Sildir, H. - Presenter, Gebze Institute of Technology
Aydin, E., Koç University
Artificial neural networks (ANNs) have been obtaining increasing attention over the past decades both due to enhanced computing power and data availability. Classical and feedforward ANNs propagate the input information to the succeeding layers through linear and nonlinear operations, incorporating the elements of input vector with different weights. Traditionally, all elements of an ANN are combined in a fully connected sense. On the other hand,performance of ANNs is highly influenced by the selection of architecture and input variables, defined by hyper parameters such as the number of neurons in the hidden layer and connections between the network variables and inputs [1,2].

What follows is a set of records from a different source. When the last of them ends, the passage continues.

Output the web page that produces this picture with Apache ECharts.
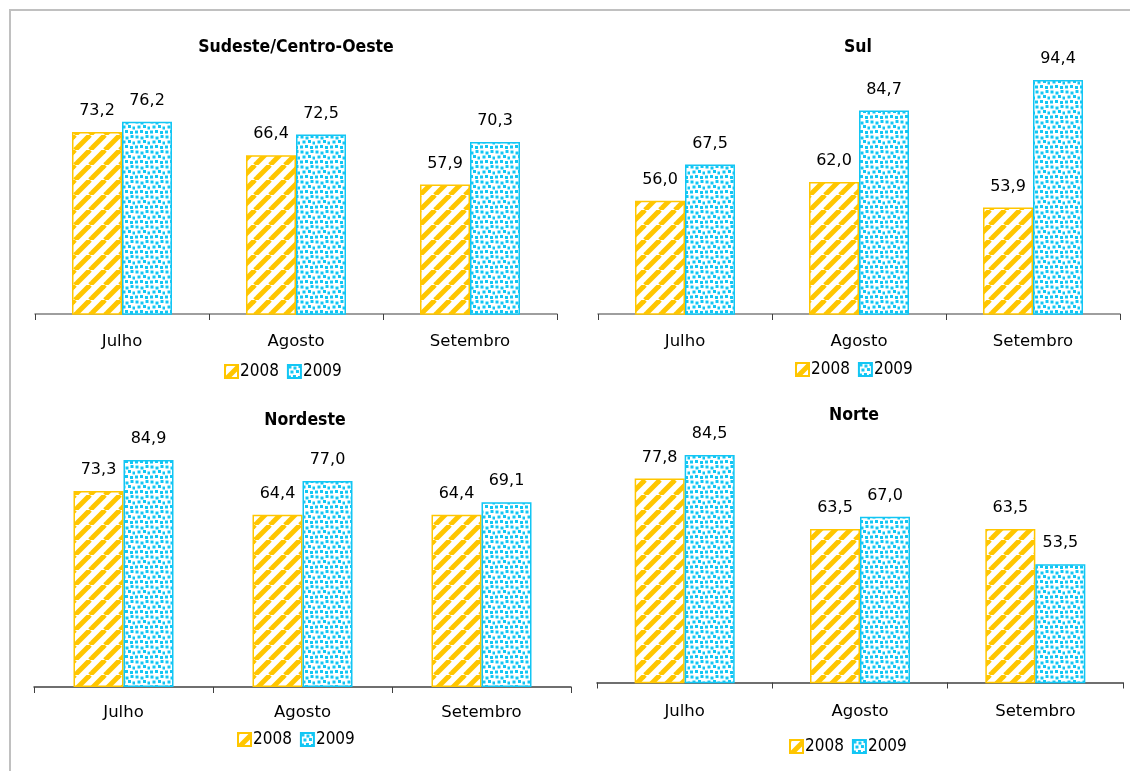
<!DOCTYPE html>
<html>
<head>
<meta charset="utf-8">
<script src="https://cdn.jsdelivr.net/npm/echarts@6/dist/echarts.min.js"></script>
<style>
  html, body { margin: 0; padding: 0; background: #fff; }
  #chart { width: 1130px; height: 771px; }
</style>
</head>
<body>
<div id="chart"></div>
<script>
// Months shown on every panel
const categories = ['Julho', 'Agosto', 'Setembro'];
const seriesNames = ['2008', '2009'];

// Regional values (%) per month
const sudeste2008 = [73.2, 66.4, 57.9];
const sudeste2009 = [76.2, 72.5, 70.3];
const sul2008 = [56.0, 62.0, 53.9];
const sul2009 = [67.5, 84.7, 94.4];
const nordeste2008 = [73.3, 64.4, 64.4];
const nordeste2009 = [84.9, 77.0, 69.1];
const norte2008 = [77.8, 63.5, 63.5];
const norte2009 = [84.5, 67.0, 53.5];

const ORANGE = '#FFC600';
const BLUE = '#12C6F4';

// Diagonal hatch fill for 2008
function stripePattern(color) {
  const s = 15;
  const c = document.createElement('canvas');
  c.width = s; c.height = s;
  const g = c.getContext('2d');
  g.fillStyle = '#fff';
  g.fillRect(0, 0, s, s);
  g.strokeStyle = color;
  g.lineWidth = 5;
  [-s, 0, s].forEach(o => {
    g.beginPath();
    g.moveTo(o, s);
    g.lineTo(o + s, 0);
    g.stroke();
  });
  return c;
}

// Speckled dot fill for 2009 (staggered squares in a 15px tile)
function dotPattern(color) {
  const s = 15;
  const c = document.createElement('canvas');
  c.width = s; c.height = s;
  const g = c.getContext('2d');
  g.fillStyle = '#fff';
  g.fillRect(0, 0, s, s);
  g.fillStyle = color;
  [[0.5, 0.5], [5.5, 1.5], [10.5, 0], [2.5, 5.5], [8, 5], [12.5, 6.5], [0, 10.5], [5, 10], [10, 11]]
    .forEach(([x, y]) => g.fillRect(x, y, 3, 3));
  return c;
}

const fill2008 = { image: stripePattern(ORANGE), repeat: 'repeat' };
const fill2009 = { image: dotPattern(BLUE), repeat: 'repeat' };

const FONT = 'DejaVu Sans';
const fmt = p => p.value.toFixed(1).replace('.', ',');

const panels = [
  { title: 'Sudeste/Centro-Oeste', tx: 291, ty: 33, grid: { left: 35, width: 522, top: 40.4, height: 273.6 }, min: 20, max: 100, margin: 19, legend: { left: 219, top: 358 }, d: [sudeste2008, sudeste2009] },
  { title: 'Sul', tx: 853, ty: 33, grid: { left: 598, width: 522, top: 62.4, height: 251.6 }, min: 20, max: 100, margin: 19, legend: { left: 790, top: 356 }, d: [sul2008, sul2009] },
  { title: 'Nordeste', tx: 300, ty: 406, grid: { left: 34, width: 537, top: 419.6, height: 267.4 }, min: 0, max: 100, margin: 17, legend: { left: 232, top: 726 }, d: [nordeste2008, nordeste2009] },
  { title: 'Norte', tx: 849, ty: 401, grid: { left: 597, width: 526, top: 400.3, height: 282.2 }, min: 20, max: 100, margin: 21, legend: { left: 784, top: 733 }, d: [norte2008, norte2009] }
];

const option = {
  backgroundColor: '#fff',
  animation: false,
  title: [], grid: [], xAxis: [], yAxis: [], series: [], legend: [],
  graphic: [
    { type: 'polyline', shape: { points: [[10, 771], [10, 10], [1130, 10]] }, style: { stroke: '#c0c0c0', lineWidth: 2, fill: null } }
  ]
};

panels.forEach((p, i) => {
  option.title.push({
    text: p.title, left: p.tx, top: p.ty, textAlign: 'center',
    textStyle: { fontFamily: 'DejaVu Sans Condensed', fontWeight: 'bold', fontSize: 17.5, color: '#000' }
  });
  option.grid.push(p.grid);
  option.xAxis.push({
    type: 'category', gridIndex: i, data: categories,
    axisLine: { lineStyle: { color: i < 2 ? '#7f7f7f' : '#404040', width: 1.5 } },
    axisTick: { show: true, length: 6, lineStyle: { color: '#404040' } },
    axisLabel: { fontFamily: FONT, fontSize: 16.5, color: '#000', margin: p.margin }
  });
  option.yAxis.push({
    type: 'value', gridIndex: i, min: p.min, max: p.max, show: false, splitLine: { show: false }
  });
  const ids = seriesNames.map(n => n + '_' + i);
  option.legend.push({
    left: p.legend.left, top: p.legend.top, itemWidth: 13, itemHeight: 13, itemGap: 8,
    icon: 'rect', data: ids,
    formatter: name => name.split('_')[0],
    textStyle: { fontFamily: 'DejaVu Sans Condensed', fontSize: 17, color: '#000', padding: [0, 0, 0, -3] }
  });
  p.d.forEach((vals, k) => {
    option.series.push({
      name: ids[k], type: 'bar', xAxisIndex: i, yAxisIndex: i,
      data: vals, barWidth: 50, barGap: '0%',
      itemStyle: { color: k === 0 ? fill2008 : fill2009, borderColor: k === 0 ? ORANGE : BLUE, borderWidth: 1.5 },
      label: { show: true, position: 'top', distance: 13, formatter: fmt, fontFamily: FONT, fontSize: 16, color: '#000' }
    });
  });
});

const chart = echarts.init(document.getElementById('chart'));
chart.setOption(option);
</script>
</body>
</html>
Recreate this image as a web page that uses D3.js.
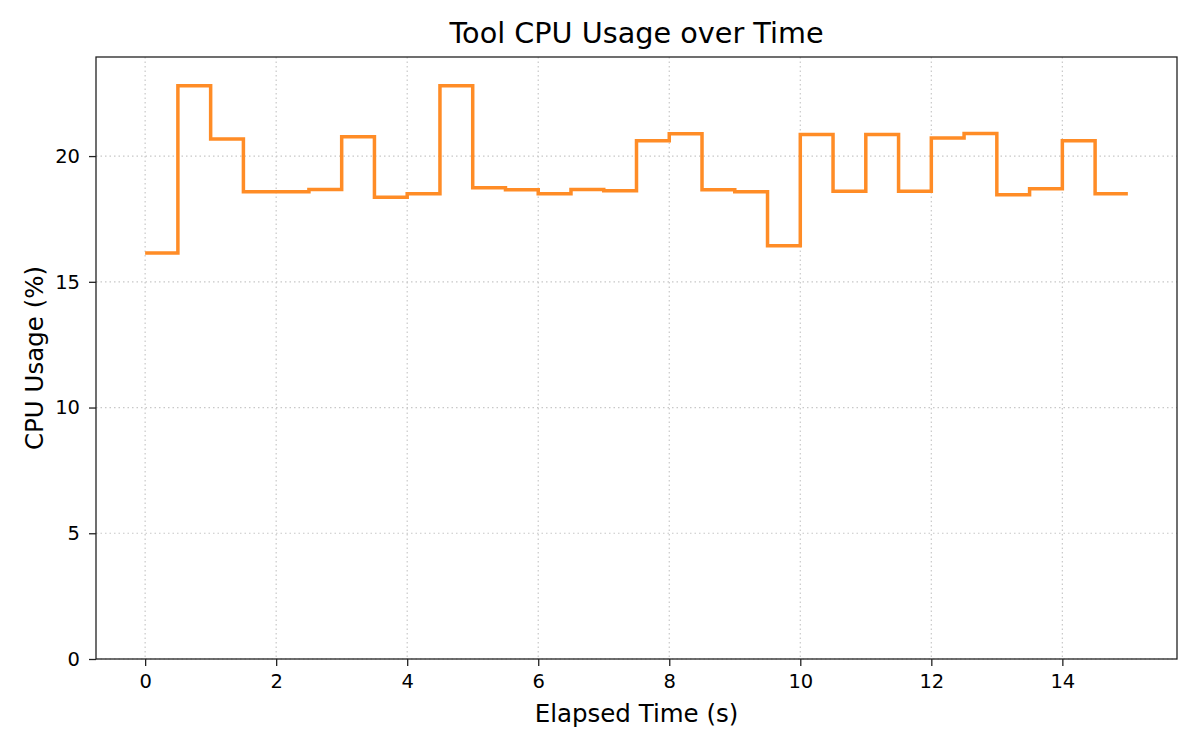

In this study, a mixed integer nonlinear programming (MINLP) formulation is proposed in order to simultaneously design and train a feedforward ANN in an optimal way by: i) detecting the ideal number of neurons, ii) synthesizing the optimal information flow between those neurons, inputs and outputs, iii) minimizing the covariance of the estimated parameters to ensure identifiable ANN architecture with eliminated overfitting and iv) selecting optimum input variables in a multi variable data set.

Unlike other approaches where hyper parameters and architecture are fixed, the hyper parameters are assigned as additional decision variables to take the existence/non-existence of neurons, inputs and their connections into account [3]. Moreover, this formulation minimizes both training error and parameter covariance. Resulting MINLP problems are solved using a quasi-decomposition algorithm, composed of an outer integer programming problem and inner nonlinear programming problem. Results show that suggested approach yields an optimal ANN architecture with tighter prediction bounds and higher prediction accuracy in test performance compared to the traditional fully connected methods.

Keywords: Artificial Neural Networks; Error Propagation; Mixed Integer Nonlinear Programming; Optimal Input Selection; Parameter Uncertainty

References:

1) Dua, V. (2010). A mixed-integer programming approach for optimal configuration of artificial neural networks. Chemical Engineering Research and Design, 88(1), 55-60.

2) Dua, V. (2006). Optimal configuration of artificial neural networks. In Computer Aided Chemical Engineering (Vol. 21, pp. 1599-1604). Elsevier.

3) Sildir, H., Aydin, E., & Kavzoglu, T. (2020). Design of feedforward neural networks in the classification of hyperspectral imagery using superstructural optimization. Remote Sensing, 12(6), 956.